Advances in automation and analytics can enable this shift to a multi-local approach. Technologies, such as multimodal lines, or hyperflexibility with location, equipment, lot sizes and labor can offset the costs of nearshoring, while advances in analytics improve near-real-time decision making.
Networks and partnerships
Agile networks can increase operational efficiency, evidenced by companies that began retooling networks in response to the U.S.-China trade war. By having two or more locations to optimize capacity allocation, companies vastly increase their resilience and, therefore, ability to respond to unanticipated shifts in demand or supply without sacrificing cost or quality.
Partnerships with strategic suppliers are essential to proactively model and design supply chain networks to balance cost efficiency and quality alongside agility and resilience to create a competitive advantage for the long term.
Recognize that agile supply chains are not panaceas
Agile supply chains help companies adapt quickly and effectively to changing markets and unpredictable events, such as pandemic diseases, natural disasters or trade wars. They deliver significant benefits: faster sales growth, lower inventories and fewer returns.
But they also require capital expenditures, technology investments and often higher costs driven by increased optionality and lower utilization rates. Executives must make judicious tradeoffs as they balance cost and efficiency with speed and flexibility. More agile is not always better agile.
Use the 80/20 rule
Most articles about agile supply chains are exhausting to read, let alone implement. They detail how leaders must revolutionize facilities, equipment, business processes, information systems, technologies, partner ecosystems and more — as if the longer the list, the better the advice.

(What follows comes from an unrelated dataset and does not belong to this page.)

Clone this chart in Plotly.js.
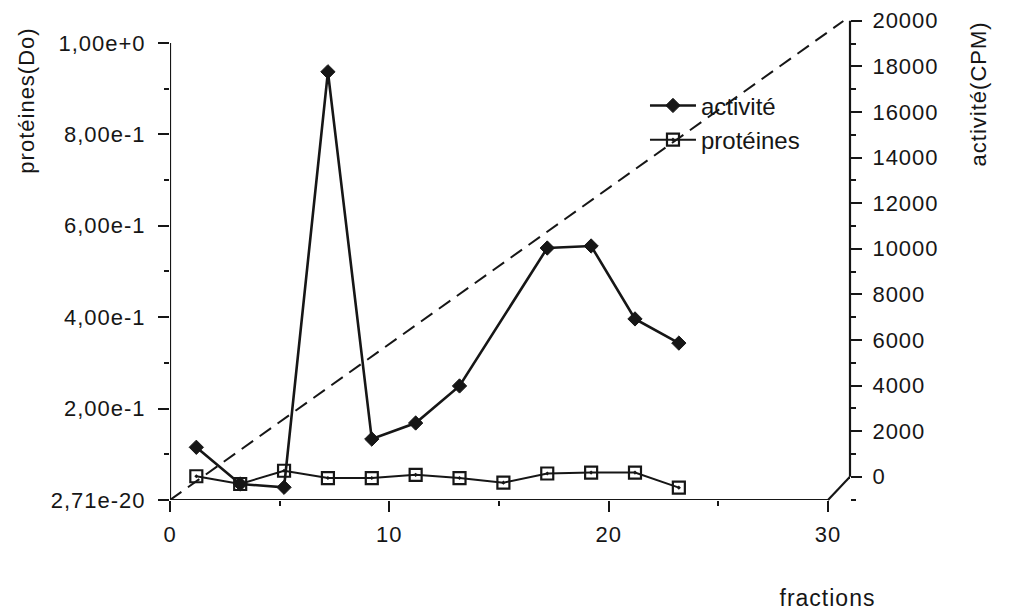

But agile is all about prioritizing, sequencing, testing and learning. The 80/20 rule also applies to building agile supply chains. Start by finding the key constraint to your agility. Fix it. Test the results. Then tackle the next constraint.
First, fix the feedback loops
Too many executives are steering their supply chains by trying to predict the unpredictable rather than creating fast, factual feedback loops. How many prediction models forecasted correctly that COVID-19 would drive skyrocketing demand for toilet paper and bottled water? None that supplied my local stores.
Data for essentials, such as inventory availability, lead times and order accuracy, are often inaccurate and wildly different across functions. For most businesses, this is the first thing to fix. It’s hard to adapt quickly and effectively if you’re flying blind.
Build supply chains from customers back
Nothing wastes more time and money than developing the wrong thing. Too many executives assume that every customer demands faster (and higher cost) deliveries, even though professional home remodelers, for example, don’t want a truckload of appliances dumped on site three days earlier than planned. They want orders to arrive on time, in full and undamaged.
The key to success is to design agile supply chains that give your targeted customers what they value most.